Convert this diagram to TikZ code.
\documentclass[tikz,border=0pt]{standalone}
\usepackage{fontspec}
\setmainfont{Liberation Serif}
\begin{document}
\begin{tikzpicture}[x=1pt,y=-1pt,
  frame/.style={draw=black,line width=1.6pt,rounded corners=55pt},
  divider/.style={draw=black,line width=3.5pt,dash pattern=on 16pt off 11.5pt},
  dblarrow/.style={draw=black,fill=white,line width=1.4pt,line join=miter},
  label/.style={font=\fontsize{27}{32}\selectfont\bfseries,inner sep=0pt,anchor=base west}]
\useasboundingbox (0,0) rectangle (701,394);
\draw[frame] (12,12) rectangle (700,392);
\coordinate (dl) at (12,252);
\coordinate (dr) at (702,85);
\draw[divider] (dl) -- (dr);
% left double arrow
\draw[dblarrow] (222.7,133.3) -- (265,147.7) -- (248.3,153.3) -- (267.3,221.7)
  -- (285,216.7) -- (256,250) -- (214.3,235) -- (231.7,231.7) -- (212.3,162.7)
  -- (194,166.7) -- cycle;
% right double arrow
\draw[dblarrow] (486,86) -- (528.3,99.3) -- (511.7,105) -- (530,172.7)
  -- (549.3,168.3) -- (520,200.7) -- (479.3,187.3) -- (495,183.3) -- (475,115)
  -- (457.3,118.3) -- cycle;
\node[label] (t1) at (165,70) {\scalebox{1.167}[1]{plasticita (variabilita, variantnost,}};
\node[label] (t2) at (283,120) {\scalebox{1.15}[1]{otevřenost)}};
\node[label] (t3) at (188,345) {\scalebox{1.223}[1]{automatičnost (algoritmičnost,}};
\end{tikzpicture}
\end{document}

**PROBLEM:** Using the data above, reproduce every line exactly.

**WORKED ANSWER:**
Convert this diagram to TikZ code.
\documentclass[tikz,border=0pt]{standalone}
\usepackage{fontspec}
\setmainfont{Liberation Serif}
\begin{document}
\begin{tikzpicture}[x=1pt,y=-1pt,
  frame/.style={draw=black,line width=1.6pt,rounded corners=55pt},
  divider/.style={draw=black,line width=3.5pt,dash pattern=on 16pt off 11.5pt},
  dblarrow/.style={draw=black,fill=white,line width=1.4pt,line join=miter},
  label/.style={font=\fontsize{27}{32}\selectfont\bfseries,inner sep=0pt,anchor=base west}]
\useasboundingbox (0,0) rectangle (701,394);
\draw[frame] (12,12) rectangle (700,392);
\coordinate (dl) at (12,252);
\coordinate (dr) at (702,85);
\draw[divider] (dl) -- (dr);
% left double arrow
\draw[dblarrow] (222.7,133.3) -- (265,147.7) -- (248.3,153.3) -- (267.3,221.7)
  -- (285,216.7) -- (256,250) -- (214.3,235) -- (231.7,231.7) -- (212.3,162.7)
  -- (194,166.7) -- cycle;
% right double arrow
\draw[dblarrow] (486,86) -- (528.3,99.3) -- (511.7,105) -- (530,172.7)
  -- (549.3,168.3) -- (520,200.7) -- (479.3,187.3) -- (495,183.3) -- (475,115)
  -- (457.3,118.3) -- cycle;
\node[label] (t1) at (165,70) {\scalebox{1.167}[1]{plasticita (variabilita, variantnost,}};
\node[label] (t2) at (283,120) {\scalebox{1.15}[1]{otevřenost)}};
\node[label] (t3) at (188,345) {\scalebox{1.223}[1]{automatičnost (algoritmičnost,}};
\end{tikzpicture}
\end{document}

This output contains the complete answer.